Claire Forlani is one of my favorite actresses, and I've always wondered why she isn't a bigger star. To date, her roles in major studio releases have been on the small side: Sean Connery's daughter in The Rock, saucy waitress chick in Mystery Men, Jeremy London's girlfriend in Mallrats. Her biggest role was opposite Brad Pitt in Meet Joe Black. She's a talented actress, and she's drop dead fine, so why she hasn't been given a bigger slice of Hollywood is beyond me. Fantasies aside, her performance in Boys and Girls demonstrates her skills as an actress: in real life, she's in her late twenties and English. But in this movie, she drops the accent and goes from English woman to American girl like it ain't no thing, playing the apple pie, high school senior role like she was Jennifer Love Hewitt. Her character is cute and spunky, and quirky to boot: she enjoys lying, and when she is told to study, she claims, "I'm getting too smart--people are starting to shun me."

Freddie Prinze Jr, for his part, does a 180 on his typecasting--instead of playing the big man on campus, he's the social outcast the other guys kick around. The story follows his relationship with Forlani's character, which begins when they are kids (about 12 years old) traveling together on a plane.

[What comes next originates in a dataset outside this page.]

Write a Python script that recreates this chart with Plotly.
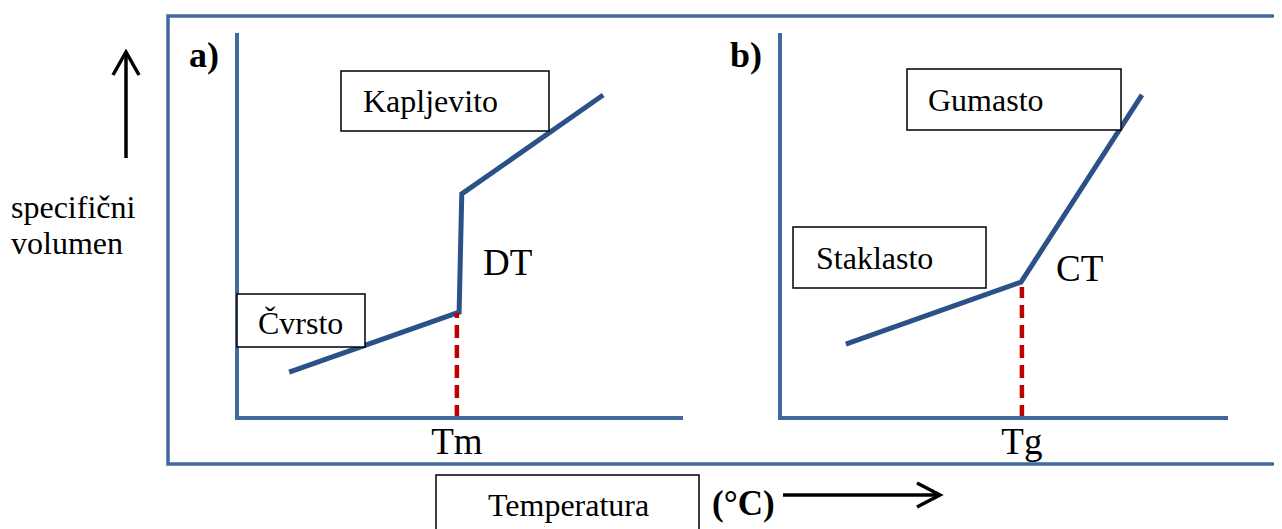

He's the nerdy, uptight sort, so of course he clashes with her from the get-go, because she's flamboyant, outgoing, and ranting about her period and the evils of marriage. Fast forward to their high school years, where they bump into each other realize they still have nothing in common. Then fast forward again into their college years, where they become an Odd Couple pair of friends. Eventually, they start to develop feelings for one another and things get complicated...

I admire the social dynamic between Prinze's and Forlani's characters because of two scenes in particular. The first is the subtle way Prinze's jealousy emerges. After sleeping around with a few losers just for kicks, Forlani tells Prinze about it because he's stuck in that dreaded "best friend" zone. But since he's falling for her, he doesn't take the news as casually as she does, and so he lashes out at her indirectly. It's not outright jealousy--merely the silent anguish of a guy who doesn't want to be privy to all those sorts of details--and I thought it was a nice touch. The second scene that came across as refreshing was when Forlani tells Prinze, that she doesn't want to be his "girlfriend substitute." I think the premise that the guy might be wanting to get it on with his best female friend for fear of venturing into the world to snag a "real" girlfriend is interesting, and I don't think a movie of this genre has ever tackled the idea in this manner.

Boys and Girls is otherwise largely predictable and the characters are general archetypes we've all seen before, but I still think it's a movie worth seeing. The stars are good, the chemistry works, and there's an abundant supply of heartache and fun--if nothing else, it's an ideal date flick.


The only thing that grated on my nerves was the preachy tone of some of the dialogue. On more than one occasion, the characters rant away on their philosophy of relationships. At one point, Forlani even halts all the traffic in a coffeehouse (ugh, the dreaded coffeehouse!!!) just to get up on a soapbox and lecture everyone about the irrationality of love.

I've seen two cuts of this movie, and both versions (including the one that made it to release), don't do a very good job at getting a steady rhythm going. Time seems to jump, then crawl, then jump again erratically as the movie hops to different points of the relationship between Prinze and Forlani. This is particularly bothersome in the first half, when the scenes are somewhat repetitious (boy meets girl, boy gets annoyed by girl, boy walks away, fast forward a few years).